Quel est ton rapport à Internet ?
J’ai eu un blog avec ma soeur qui s’appelait Les reuss’. On y référençait des plans culturels gratuits ou très très peu chers et de qualité, à Paris. Et aujourd’hui, avec tout ce qui se passe avec Paris un jour de, je peux dire que le net m’a sauvée ! Merci le net !
Et lorsque tu es sur Internet, tu cliques sur quoi ?

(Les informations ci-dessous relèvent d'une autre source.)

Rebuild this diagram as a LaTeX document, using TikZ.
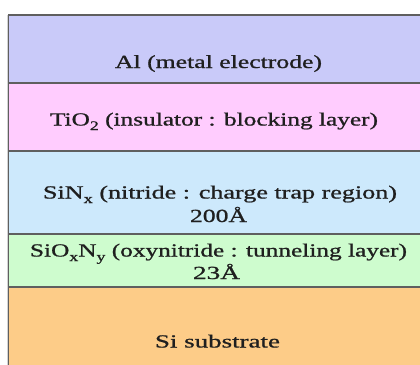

Sur Facebook. Merci Facebook, aussi. J’ai trouvé pratiquement toutes mes équipes sur Facebook, il suffisait de poster une annonce. C’est aussi comme ça que j’ai contacté des comédiens que je ne connaissais pas. C’est aussi sur Facebook que Dailymotion m’a repérée. Même aujourd’hui, le projet est sur Dailymotion, mais s’il n’est pas partagé sur Facebook, c’est comme s’il n’existait pas. Pour moi, c’est la référence. Depuis quelques temps, je suis sur Insta. Je fais de selfies avec des duckfaces (rires). Et Twitter, pour l’actualité.
Et il y a un lien que tu conseillerais, sur Internet, une vidéo, un clip… ?
Oui, c’est une interview de Jacques Brel, qui s’appelle Interview à Knokke. Elle dure une demi-heure. Je la regarde assez souvent, parce qu’il parle de son rapport au talent et au travail. Brel dit que le vrai talent n’existe pas. Le talent, c’est celui de faire ce qu’on a envie de faire, manger un homard par exemple. Il dit « Moi, les artistes, je ne connais pas. Mais le travail et la sueur, je connais ». Ça me parle énormément.
Récemment, on t’a aussi vue au théâtre.
Oui, dans la pièce Hibernatus en début d’année, pendant 3 mois.
Websérie, cinéma, théâtre… Est-ce que tu as défini des priorités ?
Ma priorité, c’est de jouer. Être comédienne, c’est aussi se sentir désirée par des réalisateurs, sortir des rôles que l’on a l’habitude de jouer. Ca me fait du bien de sortir un peu de Sonia de temps en temps. Il faut savoir montrer que tu sais faire d’autres choses, et surtout, il ne faut pas l’oublier.